▶ **Work to be completed**: Pictures stay out. Extract the lines below from the first one through the line with "const ref = useRef<HTMLCanvasElement>(null);", both included.

# Start of Input material

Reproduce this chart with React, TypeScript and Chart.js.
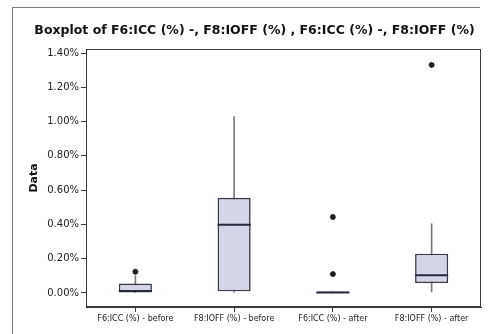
import React, { useEffect, useRef } from "react";
import { Chart, registerables } from "chart.js";

Chart.register(...registerables);

const categories = [
  "F6:ICC (%) - before",
  "F8:IOFF (%) - before",
  "F6:ICC (%) - after",
  "F8:IOFF (%) - after",
];
const q1 = [0.0, 0.01, 0.0, 0.058];
const q3 = [0.055, 0.555, 0.008, 0.229];
const medians = [0.012, 0.398, 0.003, 0.103];
const whiskerLow = [0.0, 0.005, 0.0, 0.006];
const whiskerHigh = [0.1, 1.03, 0.008, 0.404];
const outlierCats = [0, 2, 2, 3];
const outlierVals = [0.124, 0.443, 0.11, 1.331];
const yTicks = [0, 0.2, 0.4, 0.6, 0.8, 1.0, 1.2, 1.4];
const titleText = "Boxplot of F6:ICC (%) -, F8:IOFF (%) , F6:ICC (%) -, F8:IOFF (%)";

const FONT = "'DejaVu Sans', Verdana, sans-serif";

export default function App() {
  const ref = useRef<HTMLCanvasElement>(null);

  useEffect(() => {
    if (!ref.current) return;
    const medianPlugin = {
      id: "medianAndFrame",
      afterDatasetsDraw(chart: any) {
        const ctx = chart.ctx;
        const meta = chart.getDatasetMeta(1);
        const y = chart.scales.y;
        ctx.save();
        meta.data.forEach((el: any, i: number) => {
          const py = y.getPixelForValue(medians[i]);
          ctx.strokeStyle = "#252a3c";
          ctx.lineWidth = 2;
          ctx.beginPath();
          ctx.moveTo(el.x - el.width / 2, py);
          ctx.lineTo(el.x + el.width / 2, py);
          ctx.stroke();
        });
        const a = chart.chartArea;
        ctx.strokeStyle = "#3a3a3a";
        ctx.lineWidth = 1;
        ctx.strokeRect(a.left + 0.5, a.top + 0.5, a.right - a.left - 1, a.bottom - a.top - 1);
        ctx.restore();
      },
    };

    const chart = new Chart(ref.current, {
      type: "bar",
      data: {
        labels: categories,
        datasets: [
          {
            type: "bar",
            data: categories.map((_, i) => [whiskerLow[i], whiskerHigh[i]]),
            backgroundColor: "#7a7a7a",
            barThickness: 1,
            grouped: false,
            order: 3,
          } as any,
          {
            type: "bar",
            data: categories.map((_, i) => [q1[i], q3[i]]),
            backgroundColor: "#d5d5e8",
            borderColor: "#373b4a",
            borderWidth: 1.6,
            borderSkipped: false,
            barPercentage: 0.335,
            categoryPercentage: 1,
            grouped: false,
            order: 2,
          } as any,
          {
            type: "line",
            data: outlierCats.map((c, i) => ({ x: categories[c], y: outlierVals[i] })),
            showLine: false,
            pointStyle: "star",
            pointRadius: 3,
            borderWidth: 1.6,
            borderColor: "#1e1e1e",
            backgroundColor: "#1e1e1e",
            order: 1,
          } as any,
        ],
      },
      options: {
        animation: false,
        responsive: false,
        maintainAspectRatio: false,
        layout: { padding: { left: 28, right: 13, top: 0, bottom: 0 } },
        plugins: {
          legend: { display: false },
          tooltip: { enabled: false },
          title: {
            display: true,
            text: titleText,
            color: "#111",
            font: { family: FONT, size: 12.5, weight: "bold" },
            padding: { top: 23, bottom: 11 },
          },
        },
        scales: {
          x: {
            type: "category",
            offset: true,
            grid: {
              offset: false,
              drawOnChartArea: false,
              drawTicks: true,
              tickLength: 5,
              color: "#3a3a3a",
            },
            border: { color: "#3a3a3a" },
            ticks: {
              color: "#222",
              font: { family: FONT, size: 8 },
              padding: 2,
              maxRotation: 0,
              autoSkip: false,
            },
            afterFit(scale: any) {
              scale.height = 27;
            },
          },
          y: {
            type: "linear",
            min: -0.082,
            max: 1.424,
            grid: { drawOnChartArea: false, drawTicks: true, tickLength: 5, color: "#3a3a3a" },
            border: { color: "#3a3a3a" },
            afterBuildTicks(scale: any) {
              scale.ticks = yTicks.map((v) => ({ value: v }));
            },
            ticks: {
              color: "#222",
              font: { family: FONT, size: 10 },
              padding: 2,
              callback: (v: any) => `${Number(v).toFixed(2)}%`,
            },
            title: {
              display: true,
              text: "Data",
              color: "#111",
              font: { family: FONT, size: 11, weight: "bold", lineHeight: 1.1 },
              padding: { top: 0, bottom: 0 },
            },
            afterFit(scale: any) {
              scale.width = 58;
            },
          },
        },
      } as any,
      plugins: [medianPlugin],
    });
    return () => chart.destroy();
  }, []);

  return (
    <div
      style={{
        position: "fixed",
        left: 0,
        top: 0,
        width: 494,
        height: 334,
        background: "#fff",
        overflow: "hidden",
      }}
    >
      <div
        style={{
          position: "absolute",
          left: 12,
          top: 7,
          width: 468,
          height: 1,
          background: "#7c7c7c",
        }}
      />
      <div
        style={{
          position: "absolute",
          left: 12,
          top: 7,
          width: 1,
          height: 327,
          background: "#7c7c7c",
        }}
      />
      <canvas
        ref={ref}
        width={494}
        height={334}
        style={{ position: "absolute", left: 0, top: 0, width: 494, height: 334 }}
      />
    </div>
  );
}
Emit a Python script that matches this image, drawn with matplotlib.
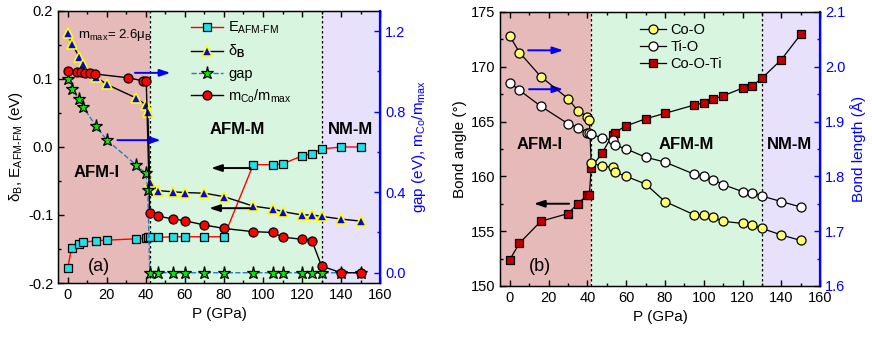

# End of Input material

▶ **The result**:
Reproduce this chart with React, TypeScript and Chart.js.
import React, { useEffect, useRef } from "react";
import { Chart, registerables } from "chart.js";

Chart.register(...registerables);

const categories = [
  "F6:ICC (%) - before",
  "F8:IOFF (%) - before",
  "F6:ICC (%) - after",
  "F8:IOFF (%) - after",
];
const q1 = [0.0, 0.01, 0.0, 0.058];
const q3 = [0.055, 0.555, 0.008, 0.229];
const medians = [0.012, 0.398, 0.003, 0.103];
const whiskerLow = [0.0, 0.005, 0.0, 0.006];
const whiskerHigh = [0.1, 1.03, 0.008, 0.404];
const outlierCats = [0, 2, 2, 3];
const outlierVals = [0.124, 0.443, 0.11, 1.331];
const yTicks = [0, 0.2, 0.4, 0.6, 0.8, 1.0, 1.2, 1.4];
const titleText = "Boxplot of F6:ICC (%) -, F8:IOFF (%) , F6:ICC (%) -, F8:IOFF (%)";

const FONT = "'DejaVu Sans', Verdana, sans-serif";

export default function App() {
  const ref = useRef<HTMLCanvasElement>(null);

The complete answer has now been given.